Is anyone else having issues with the accuracy of a trained model or is it just me (Note: i didn’t include the Filming Day 1 Images section because of the difference in resolution). Also the confidence levels are ranging from 30%-90%. I also didn’t use AWS because of the error. I used Google Cloud Vision to create a tensorflow lite model.
Disclaimer: not a programmer, don’t really know what I’m talking about
From my understanding of how machine learning works, the accuracy of a specific ML program is a function of the quantity and quality of images you put in. (From my understanding) if you are not getting adequate results, you need to feed your program more images. In particular, figure out what is causing the low % certainty and feed it a lot of those images.
Again, I’m not sure if what I’m saying is nonsense, as I do a lot more of the mechanical stuff, but this is what makes sense from my understanding of how ML works.
Need more information. How many images did you train your network on? What resolution are those images? What’s your train/test split? What problem are you even trying to solve with ML?
Will also want to know what kind of validation method is being used. Holdout? Cross validation? Mostly we’re looking to learn what size of data you’re actually working with here. Low volume in test can just lead to low confidence as well.
My plan is to label more images, I just would rather have an easier fix.
Apparently you’re in company with Randall Munroe.
- 210 images
- 80% of images are used for training.
- 10% of images are used for hyper-parameter tuning and/or to decide when to stop training.
- 10% of images are used for evaluating the model.

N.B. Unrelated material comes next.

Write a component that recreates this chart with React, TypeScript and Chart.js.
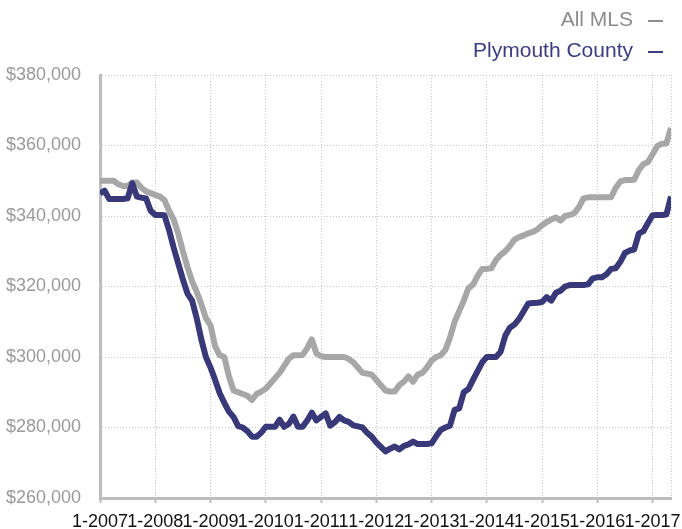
import React, { useEffect, useRef } from "react";
import { Chart, registerables } from "chart.js";

Chart.register(...registerables);

const startYear = 2007;
const monthCount = 125; // 1-2007 .. 5-2017
const xTickLabels = [
  "1-2007", "1-2008", "1-2009", "1-2010", "1-2011", "1-2012",
  "1-2013", "1-2014", "1-2015", "1-2016", "1-2017",
];

const allMls: number[] = [
  350, 350, 350, 350, 349, 348.5, 348.5, 349.5, 349.5, 348, 347, 346.5,
  346, 345.5, 344.5, 341.5, 339, 335, 330, 325.5, 321.5, 318.5, 315, 311,
  309, 303, 300.5, 300, 294.5, 290.5, 290, 289.5, 289, 287.8, 289.5, 290.2,
  291, 292.5, 294, 295.5, 297.5, 299.5, 300.5, 300.5, 300.6, 302.5, 305, 301,
  300.2, 300, 300, 300, 300, 300, 299.5, 298.5, 297, 295.5, 295.3, 295,
  293.5, 292, 290.5, 290.2, 290.2, 292, 293, 294.5, 293, 295, 295.5, 297,
  299, 300, 300.5, 302, 305.5, 310, 313, 316, 319.5, 320.5, 323, 325,
  325, 325.2, 327.5, 329, 330, 331.5, 333.3, 334, 334.5, 335.1, 335.5, 336.2,
  337.4, 338.3, 339, 339.6, 338.7, 340, 340.3, 340.8, 342.5, 345, 345.3, 345.3,
  345.3, 345.3, 345.3, 345.3, 348, 349.8, 350.2, 350.2, 350.3, 353, 354.7, 355.3,
  357.5, 359.8, 360.5, 360.6, 365,
].map((v) => v * 1000);

const plymouth: number[] = [
  346.4, 347.2, 344.8, 344.8, 344.8, 344.8, 345, 349.3, 345.5, 345.2, 345, 341.5,
  340.3, 340.3, 340.2, 336, 331, 326.5, 322, 318, 316, 311, 305, 300,
  297, 293.5, 289.7, 287, 284.5, 283, 280.4, 280, 279, 277.4, 277.4, 278.5,
  280.2, 280.2, 280.2, 282.2, 280.2, 281, 283.1, 280.2, 280.2, 282, 284.2, 282,
  283, 284, 280.5, 281.5, 283, 282, 281.6, 280.6, 280.3, 280, 278.5, 277.4,
  275.8, 274.5, 273.2, 274, 274.6, 273.8, 274.8, 275.2, 276, 275.3, 275.3, 275.3,
  275.5, 277.5, 279.3, 280, 280.5, 285, 285.4, 290, 290.9, 293.5, 296, 298.5,
  300, 300, 300, 301.5, 306, 308.3, 309.2, 310.8, 313, 315.2, 315.3, 315.4,
  315.6, 317, 316, 318.2, 318.8, 320, 320.4, 320.4, 320.4, 320.4, 320.6, 322.3,
  322.6, 322.6, 323.5, 325, 325.2, 327, 329.5, 330.2, 330.5, 335, 335.7, 338,
  340.2, 340.3, 340.3, 340.4, 345.5,
].map((v) => v * 1000);

const seriesNames = ["All MLS", "Plymouth County"];
const yTicks = { min: 260000, max: 380000, step: 20000 };

const grayColor = "#a7a7a7";
const blueColor = "#393979";
const fontFamily = "'Liberation Sans', Arial, Helvetica, sans-serif";

export default function App() {
  const canvasRef = useRef<HTMLCanvasElement | null>(null);

  useEffect(() => {
    const canvas = canvasRef.current;
    if (!canvas) return;
    const toPoints = (arr: number[]) => arr.map((y, x) => ({ x, y }));
    const chart = new Chart(canvas, {
      type: "line",
      data: {
        datasets: [
          {
            label: seriesNames[1],
            data: toPoints(plymouth),
            borderColor: blueColor,
            borderWidth: 6,
            pointRadius: 0,
            tension: 0,
            borderJoinStyle: "round",
            order: 0,
          },
          {
            label: seriesNames[0],
            data: toPoints(allMls),
            borderColor: grayColor,
            borderWidth: 6,
            pointRadius: 0,
            tension: 0,
            borderJoinStyle: "round",
            order: 1,
          },
        ],
      },
      options: {
        responsive: false,
        animation: false,
        layout: { padding: { top: 75, right: 11, left: 0, bottom: 0 } },
        plugins: { legend: { display: false }, tooltip: { enabled: false } },
        scales: {
          x: {
            type: "linear",
            min: 0,
            max: monthCount - 1,
            afterFit: (s: any) => {
              s.height = 31;
            },
            afterBuildTicks: (s: any) => {
              const t = xTickLabels.map((_, i) => ({ value: i * 12 }));
              t.push({ value: monthCount - 1 });
              s.ticks = t;
            },
            ticks: {
              autoSkip: false,
              maxRotation: 0,
              minRotation: 0,
              padding: 8,
              color: "#111",
              font: { family: fontFamily, size: 18 },
              callback: (v: any) => {
                const n = Number(v);
                return n % 12 === 0 ? xTickLabels[n / 12] ?? `1-${startYear + n / 12}` : "";
              },
            },
            grid: {
              color: "#c9c9c9",
              lineWidth: 1,
              drawTicks: true,
              tickLength: 5,
              tickWidth: 2,
              tickColor: (ctx: any) =>
                ctx.tick && ctx.tick.value % 12 === 0 ? "#bdbdbd" : "rgba(0,0,0,0)",
            },
            border: { display: true, color: "#bdbdbd", width: 3, dash: [1, 2] },
          },
          y: {
            min: yTicks.min,
            max: yTicks.max,
            afterFit: (s: any) => {
              s.width = 100;
            },
            ticks: {
              stepSize: yTicks.step,
              padding: 19,
              color: "#9a9a9a",
              font: { family: fontFamily, size: 18 },
              callback: (v: any) => "$" + Number(v).toLocaleString("en-US"),
            },
            grid: { color: "#c9c9c9", lineWidth: 1, drawTicks: false },
            border: { display: true, color: "#bdbdbd", width: 3, dash: [1, 2] },
          },
        },
      },
    });
    return () => chart.destroy();
  }, []);

  const legendText: React.CSSProperties = {
    position: "absolute",
    right: 49,
    fontFamily,
    fontSize: 21,
    lineHeight: "21px",
    whiteSpace: "nowrap",
  };
  const dash: React.CSSProperties = {
    position: "absolute",
    left: 648,
    width: 15,
    height: 2,
  };

  return (
    <div style={{ position: "fixed", left: 0, top: 0, width: 682, height: 529, background: "#fff" }}>
      <canvas ref={canvasRef} width={682} height={529} style={{ display: "block" }} />
      <div style={{ ...legendText, top: 8, color: "#8c8c8c" }}>{seriesNames[0]}</div>
      <div style={{ ...dash, top: 20, background: "#8c8c8c" }} />
      <div style={{ ...legendText, top: 39, color: "#3c3c80" }}>{seriesNames[1]}</div>
      <div style={{ ...dash, top: 51, background: "#3c3c80" }} />
    </div>
  );
}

- Detecting the yellow balls
Try decreasing your training set and increasing your validation set. 10% validation seems way too low in my experience. Your model also might be overtuned to a specific situation that most of your dataset’s pictures follow (same background/lighting or taken with a specific camera), in which case you will have very bad accuracy for any input image that isn’t in that same environment.
I typically use 25% if there’s enough data available. If you can tag more images that would obviously be best…
That was the default for Google Cloud Vision, and that’s why I used it. Do you think that 210 images would be enough for the 25% validation
I’m also retraining with the entire dataset, but only 31 images have labels, the other 386 have no objects.
Thats your problem. You need much more than 31 labeled images. Most if not all of your dataset should contain at least one object.
It was 108 when i properly did it, but for anyone in the future who needs the labeled balls: https://app.supervise.ly/share-links/QGCRJNevlgQwDmBv0QaEVT2f4ITKahti7J8hqI2J0z6x81mQSDAQyalP9NJHFc94
Have you experimented with simpler methods? Neural networks are amazing tools, but many times (especially with small data sets) problems can be tackled as well or better by simpler methods, such as conventional computer vision techniques or (for non-CV tasks) linear/logistic regression. Neural networks can model very complex relationships in data, but present opportunities to overfit, which is when a model memorizes the training data instead of learning the underlying patterns.
What is your neural network architecture? It may be worth playing with the number of hidden layers, how many nodes are in each layer, etc. The more layers and nodes you have, the more complex relationships your network can express, which can improve accuracy or introduce overfitting.
How similar is your dataset to the testing set and the actual conditions where the model will be applied? Your testing error is only meaningful if it’s relevant to the application.
I would recommend generating more samples if possible. If you’re working with images, 210 is WAY smaller than the number of features (the number of pixels in the image) you’re working with.
Cool that you’re using machine learning!
I’d recommend using more images to try to get a more comprehensive model.
Yeah, you need a ton more images. We have over 2000 balls labeled for ours, and it works well. We use a different vision system though. The WPILib system seems to have several problems and things that just don’t make sense. I think they rushed development too fast. If it doesn’t turn out for you, please stay open to other solutions.
That’s what I did, but our team labeled the entire dataset. Link
What’s something that doesn’t make sense? I can look into it if you give me a direction.